ABSTRACT

Police researchers have highlighted the importance of gaining a measure of trust and acceptance from the police officers they study. Reflexive ‘tales from the field’ have stressed the need to consider whether one’s own personal characteristics may shape the research relationship and impact on the quality of data collected. Little attention, however, has been paid to the implications for trust and acceptance of the way in which police officers conceptualise their own role. In the case study discussed later in this chapter, significant attempts were made by some police officers to avoid being observed for the purpose of the research. One explanation for this was that the researcher’s biography - a young, black, male, university student - may have heightened the usual concerns about allowing outsiders to study police behaviour.

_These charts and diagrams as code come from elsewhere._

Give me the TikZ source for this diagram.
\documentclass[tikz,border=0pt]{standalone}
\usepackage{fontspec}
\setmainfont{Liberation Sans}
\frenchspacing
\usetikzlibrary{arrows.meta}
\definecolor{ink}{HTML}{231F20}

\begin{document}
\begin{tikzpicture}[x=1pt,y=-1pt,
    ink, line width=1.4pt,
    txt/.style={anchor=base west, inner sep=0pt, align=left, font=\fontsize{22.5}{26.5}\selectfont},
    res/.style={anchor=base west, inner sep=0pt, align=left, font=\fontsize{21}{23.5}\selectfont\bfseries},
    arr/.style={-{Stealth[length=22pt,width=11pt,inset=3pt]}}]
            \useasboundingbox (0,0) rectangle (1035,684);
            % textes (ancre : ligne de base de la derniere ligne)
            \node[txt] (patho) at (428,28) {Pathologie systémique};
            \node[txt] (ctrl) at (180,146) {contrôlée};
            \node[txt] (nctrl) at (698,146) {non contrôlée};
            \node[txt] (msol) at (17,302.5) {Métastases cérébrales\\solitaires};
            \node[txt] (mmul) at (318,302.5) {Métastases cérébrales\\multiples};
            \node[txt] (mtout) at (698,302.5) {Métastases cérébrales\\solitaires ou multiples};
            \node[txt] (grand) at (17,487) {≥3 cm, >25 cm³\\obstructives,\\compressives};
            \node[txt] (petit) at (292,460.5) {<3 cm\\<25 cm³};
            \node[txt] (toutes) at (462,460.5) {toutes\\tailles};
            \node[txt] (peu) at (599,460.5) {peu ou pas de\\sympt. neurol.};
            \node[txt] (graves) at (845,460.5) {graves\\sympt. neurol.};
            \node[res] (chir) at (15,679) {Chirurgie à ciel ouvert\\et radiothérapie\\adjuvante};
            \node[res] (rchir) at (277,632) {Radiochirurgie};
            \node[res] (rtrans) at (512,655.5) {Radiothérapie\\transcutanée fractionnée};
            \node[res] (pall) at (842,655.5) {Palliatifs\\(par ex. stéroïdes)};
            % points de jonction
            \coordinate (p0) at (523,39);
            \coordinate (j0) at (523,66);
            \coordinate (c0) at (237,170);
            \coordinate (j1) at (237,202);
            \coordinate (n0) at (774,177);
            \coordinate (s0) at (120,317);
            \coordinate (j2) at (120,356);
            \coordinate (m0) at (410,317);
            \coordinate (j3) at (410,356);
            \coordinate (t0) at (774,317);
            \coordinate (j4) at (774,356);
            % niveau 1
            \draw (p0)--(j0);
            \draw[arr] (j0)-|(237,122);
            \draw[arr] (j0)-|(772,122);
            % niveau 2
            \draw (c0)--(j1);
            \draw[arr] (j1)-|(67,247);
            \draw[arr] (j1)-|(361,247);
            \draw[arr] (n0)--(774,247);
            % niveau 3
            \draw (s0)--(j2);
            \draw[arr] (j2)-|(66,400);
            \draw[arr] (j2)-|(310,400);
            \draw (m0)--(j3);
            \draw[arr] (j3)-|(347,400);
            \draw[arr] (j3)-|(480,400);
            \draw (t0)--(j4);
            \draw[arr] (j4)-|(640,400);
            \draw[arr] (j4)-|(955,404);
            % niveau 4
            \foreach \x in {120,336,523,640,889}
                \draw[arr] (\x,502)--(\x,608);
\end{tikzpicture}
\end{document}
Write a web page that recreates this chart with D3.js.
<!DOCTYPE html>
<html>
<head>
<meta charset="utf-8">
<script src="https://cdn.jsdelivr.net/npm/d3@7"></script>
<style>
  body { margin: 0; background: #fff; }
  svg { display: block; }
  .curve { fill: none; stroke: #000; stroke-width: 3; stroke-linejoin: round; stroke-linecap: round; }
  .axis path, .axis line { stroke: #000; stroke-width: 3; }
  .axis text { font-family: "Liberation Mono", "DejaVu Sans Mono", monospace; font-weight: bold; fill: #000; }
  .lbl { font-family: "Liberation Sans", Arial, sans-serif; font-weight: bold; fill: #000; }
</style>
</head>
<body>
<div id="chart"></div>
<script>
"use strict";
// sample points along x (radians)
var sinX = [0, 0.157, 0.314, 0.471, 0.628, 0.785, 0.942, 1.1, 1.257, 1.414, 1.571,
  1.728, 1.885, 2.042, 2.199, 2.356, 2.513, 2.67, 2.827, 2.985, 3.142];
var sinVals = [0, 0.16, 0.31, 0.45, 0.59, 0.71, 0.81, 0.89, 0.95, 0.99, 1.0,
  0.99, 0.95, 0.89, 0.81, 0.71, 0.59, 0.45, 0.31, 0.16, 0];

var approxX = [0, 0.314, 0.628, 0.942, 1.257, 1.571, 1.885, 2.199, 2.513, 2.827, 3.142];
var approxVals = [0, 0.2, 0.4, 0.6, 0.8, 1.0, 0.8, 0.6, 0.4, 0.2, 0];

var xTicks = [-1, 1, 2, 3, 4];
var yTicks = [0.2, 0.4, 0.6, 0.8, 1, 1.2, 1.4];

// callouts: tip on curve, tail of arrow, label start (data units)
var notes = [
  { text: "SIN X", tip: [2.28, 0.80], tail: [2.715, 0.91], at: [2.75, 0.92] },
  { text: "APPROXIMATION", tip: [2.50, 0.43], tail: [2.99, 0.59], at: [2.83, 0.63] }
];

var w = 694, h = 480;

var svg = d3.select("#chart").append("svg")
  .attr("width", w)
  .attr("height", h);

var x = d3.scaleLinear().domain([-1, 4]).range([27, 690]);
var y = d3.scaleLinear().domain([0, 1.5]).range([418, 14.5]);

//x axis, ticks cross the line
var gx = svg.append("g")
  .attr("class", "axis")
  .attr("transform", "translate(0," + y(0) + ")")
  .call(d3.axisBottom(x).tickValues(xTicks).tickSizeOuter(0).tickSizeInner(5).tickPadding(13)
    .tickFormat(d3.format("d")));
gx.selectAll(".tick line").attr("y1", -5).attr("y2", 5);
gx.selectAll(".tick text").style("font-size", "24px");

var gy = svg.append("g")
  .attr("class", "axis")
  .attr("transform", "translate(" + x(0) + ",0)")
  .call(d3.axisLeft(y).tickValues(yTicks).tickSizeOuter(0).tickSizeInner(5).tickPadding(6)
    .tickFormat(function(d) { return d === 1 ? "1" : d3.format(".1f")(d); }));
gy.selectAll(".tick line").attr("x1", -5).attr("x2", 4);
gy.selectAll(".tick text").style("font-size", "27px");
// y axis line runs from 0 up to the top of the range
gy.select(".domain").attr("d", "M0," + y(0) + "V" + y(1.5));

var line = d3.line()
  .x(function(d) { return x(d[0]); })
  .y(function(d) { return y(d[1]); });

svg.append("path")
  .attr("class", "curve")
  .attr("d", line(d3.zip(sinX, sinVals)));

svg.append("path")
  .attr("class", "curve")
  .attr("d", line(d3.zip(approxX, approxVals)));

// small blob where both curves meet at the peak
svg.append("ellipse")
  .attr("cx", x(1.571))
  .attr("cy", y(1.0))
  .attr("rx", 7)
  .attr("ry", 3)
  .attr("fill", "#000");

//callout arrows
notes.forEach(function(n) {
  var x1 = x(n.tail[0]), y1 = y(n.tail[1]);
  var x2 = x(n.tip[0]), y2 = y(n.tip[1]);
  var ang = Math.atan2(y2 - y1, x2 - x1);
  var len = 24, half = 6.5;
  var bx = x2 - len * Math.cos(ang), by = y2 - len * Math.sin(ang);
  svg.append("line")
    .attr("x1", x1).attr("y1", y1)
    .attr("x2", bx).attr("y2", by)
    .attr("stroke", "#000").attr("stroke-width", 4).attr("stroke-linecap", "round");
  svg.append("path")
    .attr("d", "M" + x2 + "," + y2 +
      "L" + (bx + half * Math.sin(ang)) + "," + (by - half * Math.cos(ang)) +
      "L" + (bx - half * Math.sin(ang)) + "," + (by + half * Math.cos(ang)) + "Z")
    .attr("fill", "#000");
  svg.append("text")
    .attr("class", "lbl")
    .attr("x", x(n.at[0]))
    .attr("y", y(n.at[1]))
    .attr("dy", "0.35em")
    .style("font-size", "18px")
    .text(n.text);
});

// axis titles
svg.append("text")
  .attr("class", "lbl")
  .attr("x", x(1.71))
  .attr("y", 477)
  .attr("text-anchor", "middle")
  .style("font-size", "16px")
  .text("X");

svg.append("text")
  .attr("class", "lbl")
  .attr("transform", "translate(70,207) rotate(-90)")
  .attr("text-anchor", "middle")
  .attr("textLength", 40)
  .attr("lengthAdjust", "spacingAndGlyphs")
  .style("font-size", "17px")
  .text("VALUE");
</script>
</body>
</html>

The problem with this explanation - made clear throughout the ethnographic process - was that different groups of police officers responded differently to the project. Some were obstructive and uncooperative, while others enthusiastically generated opportunities for the observation of routine police activity, throughout the fieldwork. There was no evidence to suggest that those who were receptive to the research held less-problematic views about the researcher’s personal characteristics. It seemed instead that the more comfortable police officers were with their particular policing role, the more willing they were to being researched. This leads to the conclusion that reflexive accounts of police-ethnographer field relations should attend to how police officers conceptualise their intuitional role.